[Terrapreta] scored
Brian Hans
bhans at earthmimic.com
Sat Apr 12 20:02:52 CDT 2008
David, you are a wise guy. Lets have lunch together and figure out solutions to the worlds problems... when you coming to Wisconsin?
David Yarrow <dyarrow at nycap.rr.com> wrote:
you are about to discover the power of char to hold substances inside its
micropore matrix. danny day showed this at EPRIDA trying to flush ammonium
nitrate out of biochar where it had been embedded by vapor deposition. even
after a dozen washings, ammonium nitrate was still being tenaciously held
deep inside the char's micropore sponge -- slowly leaching out in each
successive rinsing.
Absolutely agree. I have washed char material for weeks, even with EtOH and it still holds onto some of it, hence the power of the Activated Carbon.
ever try to wash a table with a sink sponge that someone has saturated with
liquid soap concentrate? leaves behind a trail of streaks and bubbles. and
then repeatedly wash and squeeze the sponge to rinse the soap out?
so, similarly -- worse, actually -- your free char is fully saturated with
alcohol and other highly concentrated -- and thus toxic -- residues of
whiskey making. just the alcohol will do. at parts per billion, alcohol is
high energy food for cellular fuel cycles. at parts per thousand, it's
poisonous.
and it will take time and persistence to get those innermost pore spaces
flushed of their toxic excesses. soaking, washing and rinsing will only get
you so far. heating will help, but it will take sustained heating for a
long time with adequate air flow.
ultimately, you'll have to rely on microbes to get inside the micropores and
eat stuff up and transform it. which means inoculation and rest time for
mold hyphae to grow and penetrate the char's micro-structure. someone
suggested mycorrhyzae as a proven biotool for such a job, and widely
available for commercial purchase.
I think everyone will eventually find out that 1 yr of 'curing' charcoal is for best results. I agree with David, let the fungi do its job. Its going to do it either under your eye or in the soil, but one way or another, its how the 'stuff' will be removed, by the fungi. I would rather have it done above ground than to suck the life out of your soil for a year.
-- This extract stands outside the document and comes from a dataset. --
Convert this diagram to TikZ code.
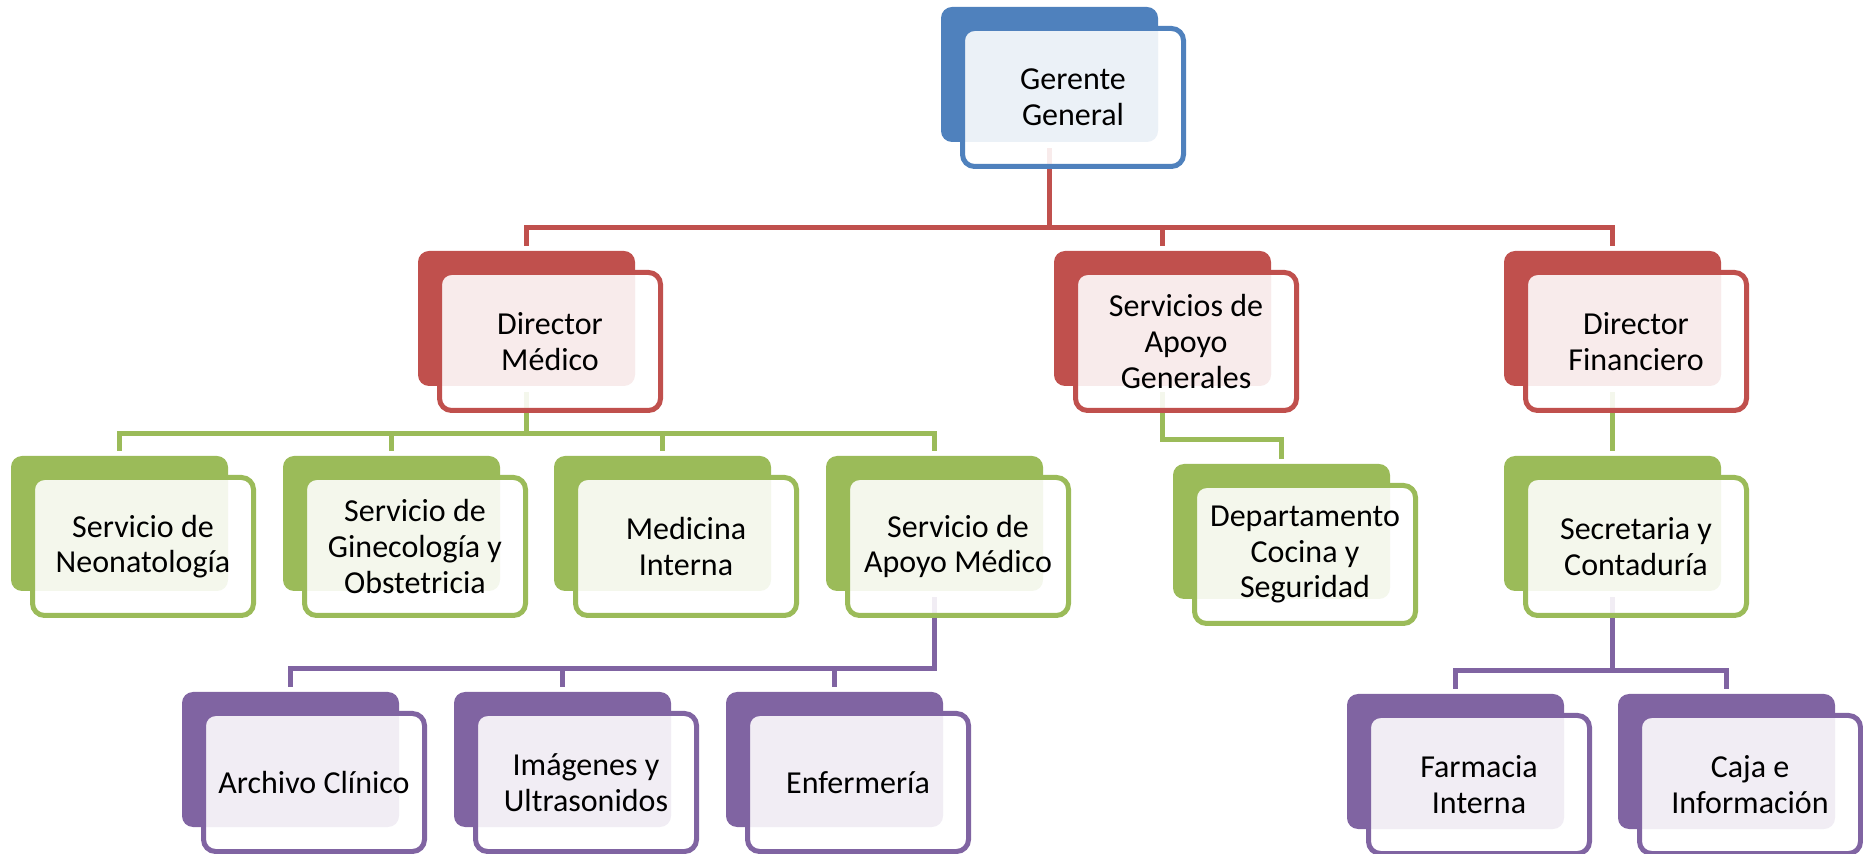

molds and fungi like warmer temperatures, but lying in direct sunlight is
likely too hot -- to far beyond their optimum 80-90 degrees. good quality
compost, EM, BD preps, or compost tea are other possible inoculation
strategies. instead of full sun, light shade under some trees seems a wiser
site to let your char sit and mellow out for a few weeks. a thinner wider
bed will be more effective than a heap.
I am thinking that this is a good job for a compost pile. Dark, wet, cool, loose cations... its as close to soil as your going to get. Adding char to the compost pile will innoculate and solve the above issues and will also give you a way to apply the material.